NOUS AUTRES CIVILISATIONS
(par Mandragore / Publié dans CosmoFiction Fanzine 5 de janvier 1990)
« Mais qui demeurera dans ces Mondes s’ils sont inhabités ?… D’eux ou de nous, qui sont les Seigneurs du Cosmos ?… Et par quel miracle toutes choses créées seraient-elles faites pour l’Homme ? » KEPLER (exergue de LA GUERRE DES MONDES)
« Personne n’aurait cru », à l’heure de l’I.D.S. ou du laser domestique, qu’on pût encore lire Wells ! Des bactéries triomphantes aux catastrophes écologiques, combien d’écrasants poncifs, parties intégrantes aujourd’hui d’une réalité prompte à donner raison aux plus noirs augures !

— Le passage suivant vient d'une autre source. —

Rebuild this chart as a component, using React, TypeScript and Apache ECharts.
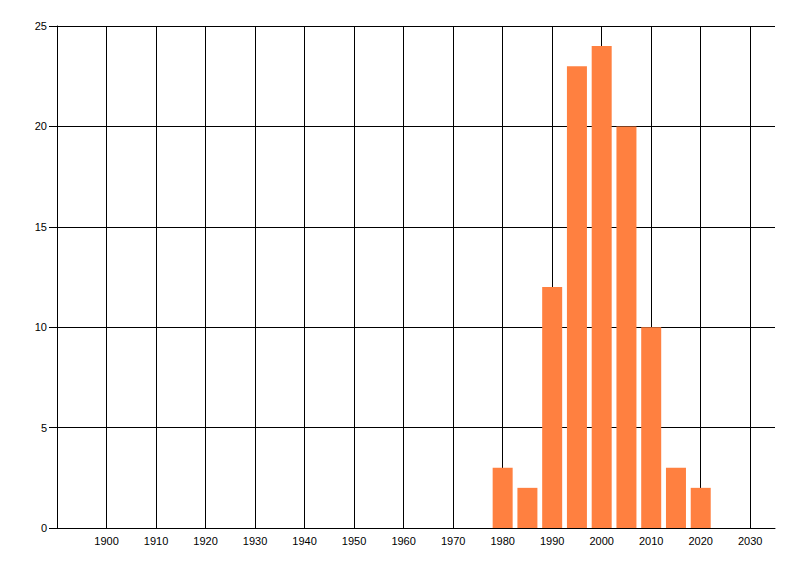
import { useEffect, useRef } from 'react';
import * as echarts from 'echarts';

// years with bars, and their counts
const years = [1980, 1985, 1990, 1995, 2000, 2005, 2010, 2015, 2020];
const counts = [3, 2, 12, 23, 24, 20, 10, 3, 2];

// labelled x ticks (each one gets a vertical grid line)
const xTicks = [1900, 1910, 1920, 1930, 1940, 1950, 1960, 1970, 1980, 1990, 2000, 2010, 2020, 2030];

function App() {
  const chartRef = useRef<HTMLDivElement>(null);

  useEffect(() => {
    if (!chartRef.current) return;
    const chart = echarts.init(chartRef.current, null, { renderer: 'svg' });

    const font = { fontFamily: 'Liberation Sans', fontSize: 11, color: '#000' };

    chart.setOption({
      animation: false,
      backgroundColor: '#fff',
      grid: { left: 57, top: 26, right: 25, bottom: 48, containLabel: false },
      xAxis: {
        type: 'value',
        min: 1890,
        max: 2035,
        interval: 10,
        axisLine: { show: true, onZero: false, lineStyle: { color: '#000', width: 1 } },
        axisTick: { show: false },
        splitLine: { show: false },
        axisLabel: {
          ...font,
          margin: 7,
          formatter: (v: number) => (xTicks.includes(v) ? String(v) : ''),
        },
      },
      yAxis: {
        type: 'value',
        min: 0,
        max: 25,
        interval: 5,
        axisLine: { show: true, lineStyle: { color: '#000', width: 1 } },
        axisTick: { show: true, length: 8, lineStyle: { color: '#000' } },
        splitLine: { show: true, lineStyle: { color: '#000', width: 1 } },
        axisLabel: { ...font, margin: 10 },
      },
      series: [
        {
          type: 'bar',
          data: years.map((y, i) => [y, counts[i]]),
          barWidth: 20,
          itemStyle: { color: '#FF8040' },
          z: 3,
          markLine: {
            silent: true,
            symbol: 'none',
            label: { show: false },
            lineStyle: { color: '#000', type: 'solid', width: 1 },
            emphasis: { disabled: true },
            z: 1,
            data: xTicks.map((x) => ({ xAxis: x })),
          },
        },
      ],
    });

    return () => chart.dispose();
  }, []);

  return (
    <div
      ref={chartRef}
      style={{ position: 'fixed', left: 0, top: 0, width: 800, height: 576 }}
    />
  );
}

export default App;
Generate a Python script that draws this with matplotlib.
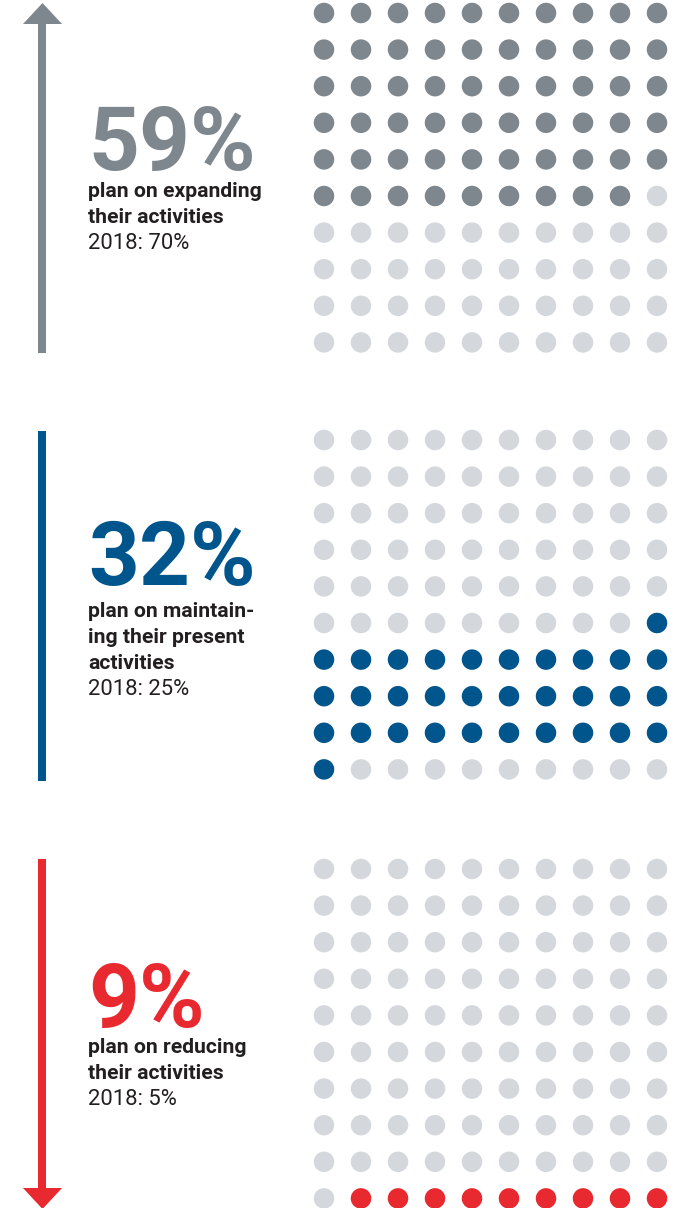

Que vaut la vision du vieil haruspice ? Que nous dit-il les mains plongées dans les entrailles de l’âme humaine ? Non pas celles, augustes mais vides, de ces héros d’airain qu’inventent les livres, mais celles, ignobles peut-être mais du moins vivantes, d’hommes de tous les jours confrontés à l’écroulement de tout un monde comme à l’inanimité même de tout combat.
À un détail près (des OVNI vomis par un canon martien), plus rien ici d’un Verne, de sa foi naïve en la science, de ces personnages incarnant toujours des Crusoe tenaces ou des gentlemen excentriques. Les créatures de Wells errent hébétées dans un univers carbonisé qui s’impose à elles dans toute son horreur. Elles ne sont pas sans rappeler Balarov, ses vagabonds. L’auteur de « Sécheresse » et du « Vent de nulle part » décrit tout autant l’inéluctable délitement d’une humanité imbue d’elle-même. Les Européens à rickshaws des quartiers réservés de Shangaï dans « L’Empire du Soleil » comme les Anglais paisibles du Surray dans « La Guerre des Mondes », découvrent avec stupeur l’inconcevable : japonais ou martien, l’intrus implacable qui détruit l’ordre centenaire, renverse les hiérarchies.
Et, si au bout l’aube se lève, ce n’est point le fait des armées laminées, des vicaires fous, des hordes réduites, pour survivre à l’exode, aux plus bas instincts. Non. La victoire appartient aux plus humbles. L’héroïsme, la science, la conscience n’y ont aucune part. Quelle amère leçon pour les tenants de la Force, pour les imams, gent de nul recours à l’heure où malheur !
Obsolète, « La Guerre des Mondes » ? À l’aune de l’ozone raréfié, des virus meurtriers (Dengue ou Sida), l’œuvre prend au contraire tout son éclat. Rien n’est jamais acquis. Tout passe. Nous, solitaires locataires de notre sphère bleue, nos civilisations de cristal, nos sceptres de bois.
En ces jours d’anathème où des fanatiques aberrants bêlent l’Unique Vérité, il me semble mieux entendre et goûter l’aigre voix de ce moraliste faussement compté « parmi les morts ».